At villages such as Ouje-Bougoumou, the Crees work to preserve their language, history, and culture. In November, the village hosted hundreds of Cree educators who want broader use of Cree in their schools--where it's now common only in the lower elementary grades. The visitors were regaled with stories by elders, dined on delicacies such as beaver and moose meat, and swayed to singers crooning in Cree. They want the old ways taught alongside high tech. Many Crees are comfortable with the computer, called katikashtataumisinihichabiich, or "word projector." The village has a Web site--www.ouje.ca. And Cree-owned Beesum Communications in Montreal provides software for teaching Cree.
In wanting to preserve their identity, the Crees and Quebecois would seem to have common cause. But the Crees, who make up less than 3% of the 7 million provincial population, fear there would be little room for them in an independent, French-dominated Quebec.
If the independence drive succeeds--it failed narrowly in 1995, and another vote is expected in the next year--some Crees want to split off their territories, perhaps allying with Canada. In a federal Supreme Court case on Feb. 17, Cree leaders argued for their right to secede from Quebec, if the province splits off. Quebec would object, since Indian groups claim some two-thirds of the province. Quebec leaders say the province's boundaries are indivisible.

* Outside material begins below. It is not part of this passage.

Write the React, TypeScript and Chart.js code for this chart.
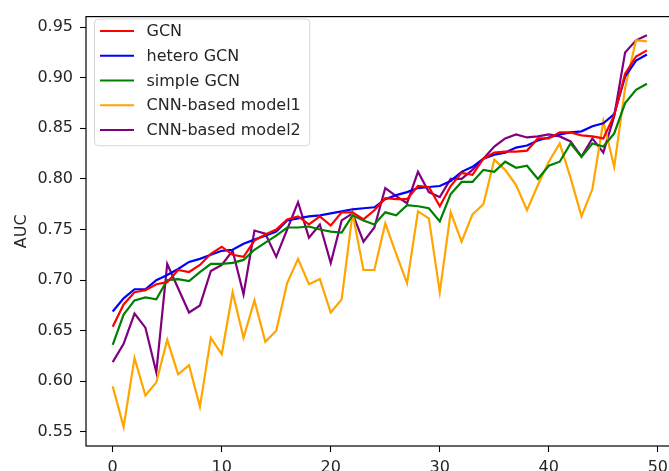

A struggle could become nasty. Eight years ago, a Quebec police officer was killed in a dispute with Mohawks over expansion of a golf course onto land the Indians claimed. And in 1989, while campaigning to build Ouje-Bougoumou, Crees blockaded a road. "That got the government's attention," says village chief Abel Bosum.
Many Crees would rather tend to business. Ouje-Bougoumou is home to Cree Co., a $120 million-a-year concern that runs a nine-plane regional airline (Air Creebec) and a construction company, among other businesses. Profitability is off due to slack construction, but Cree Co. remains a tool for Crees to control their fate. "Quebecois have a right to determine their own future," says Roderick Pachano, Cree Co. chairman. "So do I."
Most villagers in Ouje-Bougoumou are busy with personal economic issues. Many make mortgage payments on 145 nearly identical homes, a novel idea since homes in most Cree towns are government-owned. Unemployment of 12% here is low compared to 30% or worse in other Canadian tribes. Residents work for the school and the tribal council, explore for mining companies, plant trees for foresters, and run a snowmobile dealership in the French town of Chibougamau, 30 miles away. Says Chief Bosum: "We are on the road to self-sufficiency."
That's the goal, of course. The Crees want to stand on their own, as they did before whites arrived. In fact, as they integrate modern amenities into their culture, they could be better off than ever. But it all hangs on how they fare in the modern battle raging between their French and English neighbors.